Portable Easy-To-Use Motion Controlled Tesselator

The Tesselator automates simple pan and tilt needs for shooting film. A camera controller is part of the system, which can be used with any stepper driven camera or switch-operated still camera. The system uses step and direction outputs for pan, tilt, and camera, which allows the system to be configured for any mechanical setup. All parameters are saved on an easy-to-use PC card. The system is run from a hand held jogbox with an LCD screen and a simple keypad.

The system is battery powered, uses only 2 watts, and can be powered with 7 to 63 volts DC, or 120VAC.

Tesselator Grids

In the Tesselator system, a grid is set up using the pan and tilt axes on a camera head.
The system automatically moves the head to each position on that grid and shoots film.
The film can either be a wedge on a film camera, or a shot bracket on a still camera.

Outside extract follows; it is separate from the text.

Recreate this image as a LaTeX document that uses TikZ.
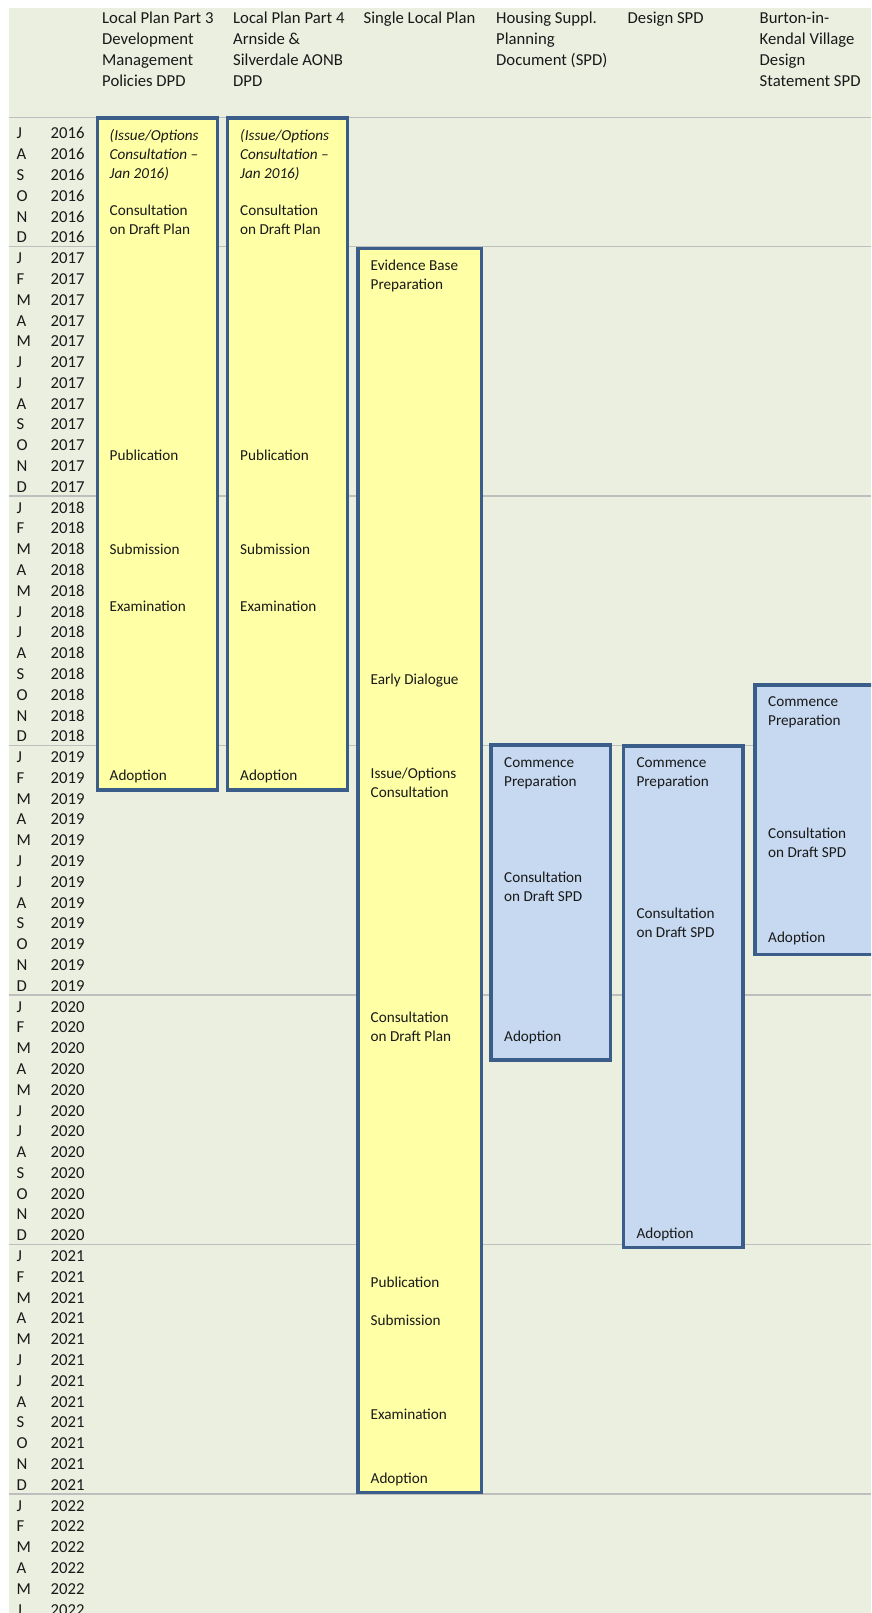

The grid is set up using the field of view of the camera to calculate grid size.  The following variables can be modified from their defaults:

The focal length of the lens being used.
Actual film horizontal and vertical aperture.
Desired overlap (as a % of field of view).
Landscape/portrait camera orientation.
Pan and tilt start positions (in degrees).
  • The start positions define either the center or one corner of the grid.
Number of tiles for pan and tilt.
  • If the tile number is negative, the direction for that axis is reversed.
  • This allows the ‘move’ to start from any corner of the grid.
These items determine the grid. See the menu descriptions for more.
There is a built-in ? second delay after the head moves to a grid position before film is shot, to allow the mechanical system to settle.

Shooting Film

There are 2 possibilities for shooting film at each position on the grid, a still camera or a stepper driven film camera.
Still camera (EOS mode):
Film is shot using 1 or 2 dry-contact relay outputs as switch closures. There are two outputs for each relay, so the outputs are isolated. When a frame is shot, two things happen. The first relay closes, and a user-defined delay is started. After the delay time, the second relay closes. The user can enter any time duration for both relay closures. The idea is that the first switch is used to set (power) up a digital camera, and the second switch takes the frame (or a bracket). The first switch then continues to hold for as long as necessary to load the image.
Stepper driven film camera (Vista mode):
A film wedge needs to be shot at each grid position. The user defines the ramp-up and ramp-down accelerations separately, along with the maximum FPS of the camera. These three parameters determine the number of frames in the wedge.
The system records the frame number at every change in FPS. This allows exposure selection using frame numbers when editing. The system stores this information (in ascii format) along with a move when the move is saved on a PC card.
There is a shoot switch input on the system to trigger moves or slates.
A built-in camera controller allows slates to be shot. The user enters the number of frames to shoot (positive or negative), and the desired FPS. The bloop light triggers at the top speed of the camera ramp for all slate shots. The ‘slate’ bloop frame is displayed on the LCD screen and is saved to the card with a move. If you shoot another slate, the new bloop frame is displayed and overwrites the old one. The bloop light is also triggered at the top of the camera ramp on every wedge, so the user can position the bloop light anywhere in a scene. The ‘wedge’ bloop frame information is also saved in the move.
There is a preview mode built in to the ‘go to grid’ page. This can also be used for ‘manual’ shooting of a move. Just advance the camera head grid by grid in any direction with one button press, inspect the frame, and jog the head if you like to remove any flares. Then just press a button or the shoot switch to shoot a frame.

Pan and Tilt

The pan and tilt axes can be jogged with the arrow buttons on the jogbox, or with any 2 encoder wheels. The encoder inputs can be configured for response, smoothing and deadband. The jog buttons can be configured for top speed and smoothing.
User units are stored for both axes, in terms of pulses per 45 degrees.
This allows the jogbox screen to display degrees for pan and tilt.
Negative user units reverse the motor direction.
Soft limits (in degrees) are configurable for both axes.
The user can send pan and tilt to any grid number or position required.
The system is set up also to easily go to the start of a grid move, or to zero position.
The user can easily set zero or any position for pan and tilt.
There are also 6 user-defined positions available. Just set a desired position in memory, then send the pan and tilt to that position, each operation requires just 2 button presses.

PC Card

Moves are saved on an SRAM PC card (PCMCIA card).  All data is saved in a move.
The user can load, save and delete moves on the card, and format a new card.
Cards are hot-swappable; you can insert and remove them while the system is on.
When the camera is stepper based, ASCII data is included for every wedge shot.  This includes the latest slate bloop frame, number of frames in the wedge, and the frame number for every change in FPS for the last wedge shot. There is a bloop frame at the top of every wedge, which is recorded also.
The ASCII data is readable by any computer with a PC card slot.